If the fed interest rate is 3.75-4%, why is the average mortgage rate above 7% and most savings accounts are below 3%?

In: 2

6 Answers

Anonymous 0 Comments

Oh god, sorry if this gets over-complicated but it’s a rabbit-warren of strange terms not in use by your average person.

Your mortgage lender lends you 100k at 1% for 10 years. To hedge their risk of rate changes meaning they might not make as much money (in their eyes, lose money), they go out to wholesale and do a swap with someone where they agree a notional amount (100k in this case) over a term (10 years) where they pay 0.5% and receive a variable rate.

So mortgage fixed rates are based on what the lender can get in the wholesale market on a swap or swaps used to hedge their lending.

Swap pricing is only tangentially related to central bank rates tbh. There’s a whole other load of gubbins parties use to build their swap curves. But they *generally* follow the same trends.

Also, I’ve only experience of UK based wholesale stuff, your extra-uk stuff mileage may vary. A 10 year fixed rate on a mortgage in the UK is very rare, people and lenders mostly do 2-5 year fixed rates.

Edit/balls forgot to add, savings fixed rate accounts follow the same method but obviously the hedging is inverted, meaning you swap to pay a variable rate and receive a fixed rate.

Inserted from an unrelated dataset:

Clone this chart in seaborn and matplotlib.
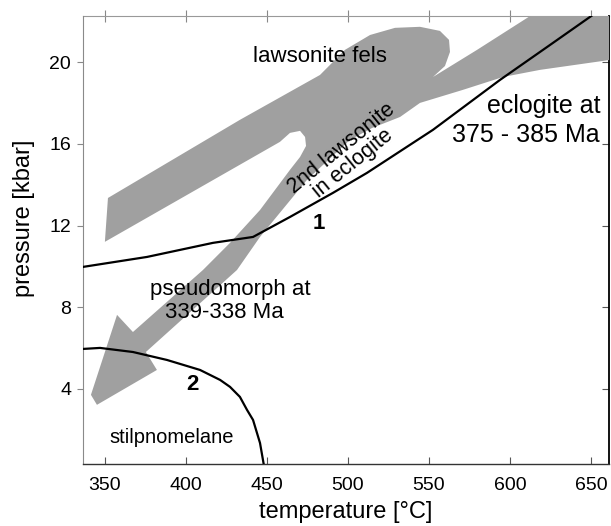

So the wholesale market is based on where people think swap curves are going to look like X years down the line, and therefore what they’ll offer/accept on the fixed leg.

Example, in the UK under the last prime minister, she and her chancellor decided to do some things, and the wholesale swap market went bonkers: no-one had any idea about how to price swaps. So a lot of UK lenders immediately pulled all their fixed rate mortgages from the market, because they just couldn’t hedge them.

There’s also net interest margin to spraff on about, which is the difference between interest received Vs what you’re paying…. It all gets incredibly complex very quickly.